Thursday, July 2, 2009

Not Your Average Bimbo

Louise Bourgoin in THE GIRL FROM MONACO (Photo: Magnolia Pictures)

The Girl from Monaco
Directed by
Anne Fontaine
Written by Fontaine & Benoît Graffin
With Fabrice Luchini, Roschdy Zem, Louise Bourgoin (pictured, above) and Stéphane Audran

Opens July 1, 2009

magpictures.com

Always a provocatively witty explorer of the seamier side of sexuality, director Anne Fontaine mixes the comic and dramatic travails of her characters with delicious results, from the married couple experimenting with a drag queen in Dry Cleaning to the suspicious wife hiring a prostitute to investigate her husband’s affairs in Nathalie.

Now Fontaine returns with a mischievous look at blind desire, The Girl from Monaco. Fabrice Luchini stars as Bertrand, a high-priced Parisian lawyer in Monaco defending an elderly murderess (Stéphane Audran).
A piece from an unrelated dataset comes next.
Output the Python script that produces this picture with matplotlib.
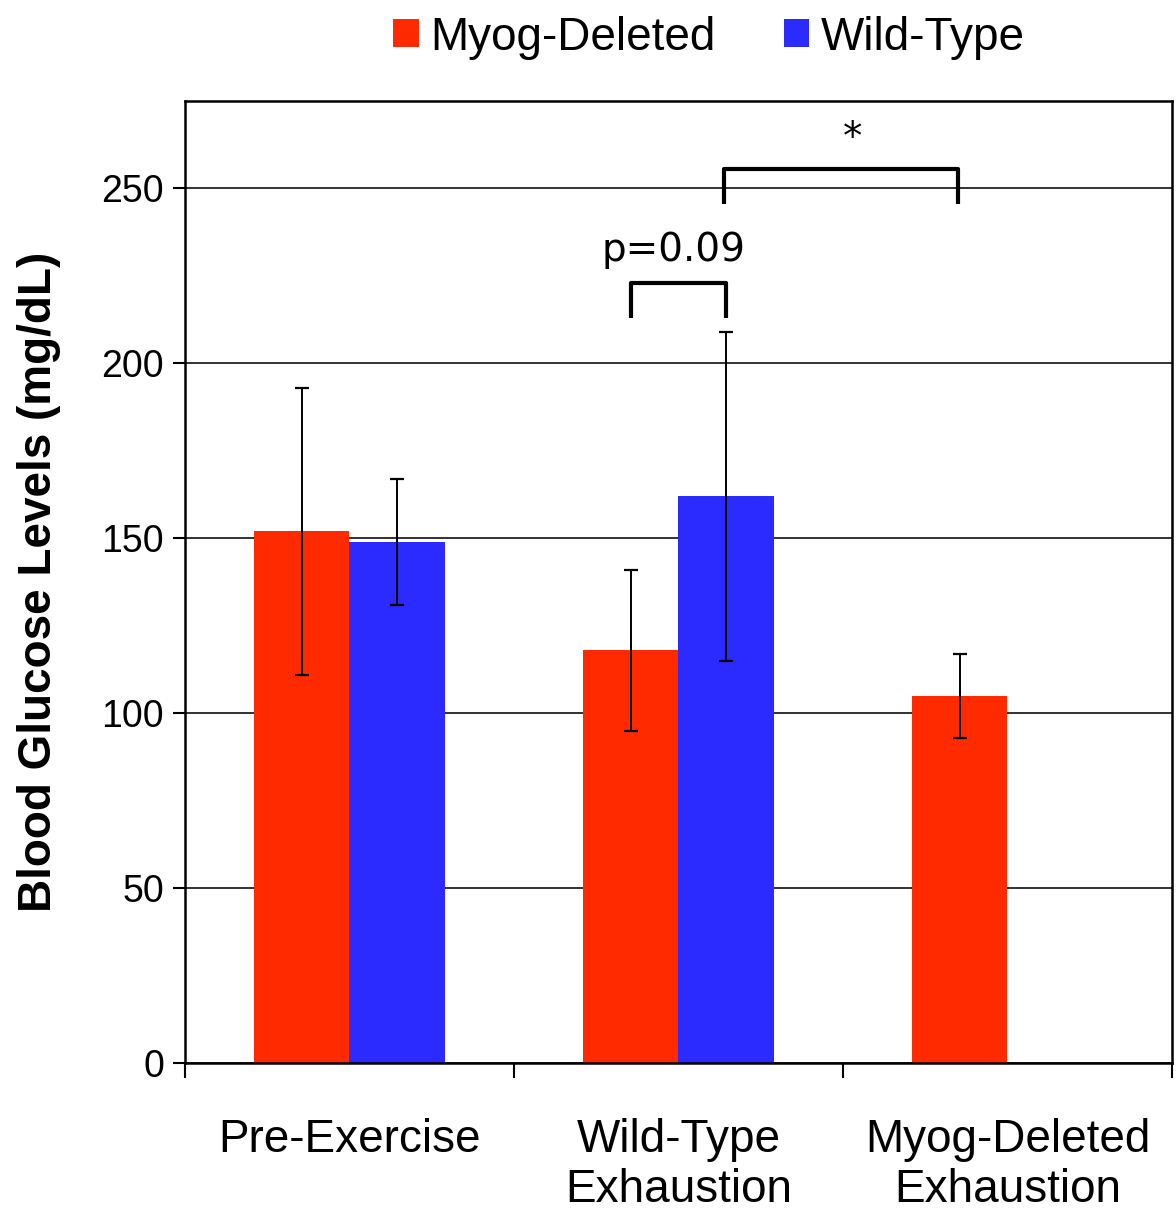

Falling head over heels in lust with the ambitious local weather gal, Audrey (Louise Bourgoin), Bertrand finds his usually orderly world hijacked until the bodyguard assigned to protect him during the trial, Christophe (Roschdy Zem), takes matters into his own hands.

The Girl from Monaco can be enjoyed as a simple farce as the neurotic Bertrand falls further for Audrey—whose trashy looks and wardrobe, coupled with her complete lack of morals or inhibitions, are the antithesis of the straight-laced attorney. But there’s a lot more underneath, beginning with the deftness with which Fontaine juggles this odd trio. As Bertrand and Audrey’s relationship blossoms, there remains some unfinished business between Audrey and Christophe, who had a fling a couple of years earlier.

In the comedically shifting relationship between Bertrand and Christophe, Fontaine plants her most subversive bomb, making The Girl from Monaco a deeply satisfying exploration of sexual confusion, male camaraderie, and the male ego. With Audrey insinuating herself deeper into his life, Bertrand’s legal competence begins to flounder. He’s become so distracted by her that, after one particularly long night of partying with her and her friends, he’s struck with laryngitis in the courtroom the next morning. Christophe knows that Audrey could cause Bertrand to lose his case, so he takes his former lover aside to explain to her why she should stay away from Bertrand. What ultimately happens solidifies the bond between the two men—at Audrey’s expense.

It’s to Fontaine’s credit that her film never degenerates into lurid misogyny, even when Christophe decides to get between Audrey and Bertrand. Most likely it’s because Fontaine has created in Audrey an alluring antagonist who is less a brainless bimbo than a babe with enough smarts to use what she has to get what she wants. Audrey’s tantalizing effect on these two men—Bertrand’s wide-eyed wonder that a gorgeous woman half his age finds him attractive and Christophe’s disgust that an earlier, discarded conquest could live without him—is simultaneously funny and tragic, and Fontaine allows the story to race to its entirely logical conclusion.

Luchini, a master at playing weak-kneed men, plays Bertrand as hilariously discombobulated by this loudly vulgar tootsie. Zem’s Christophe is the ultimate straight man, his exasperated facial expressions are priceless to watch; and Bourgoin—who was actually a local weather girl when Fontaine cast her as Audrey—is as sexy and irresistible as any dangerous femme fatale.

Since her last two films never were shown in America, it’s nice to report that Anne Fontaine has returned with this dark comedy and, later this fall, with her latest, Coco Before Chanel, which stars Audrey Tautou as the famous French designer. This year looks like a welcome return to form for one of the most varied directors on the international scene.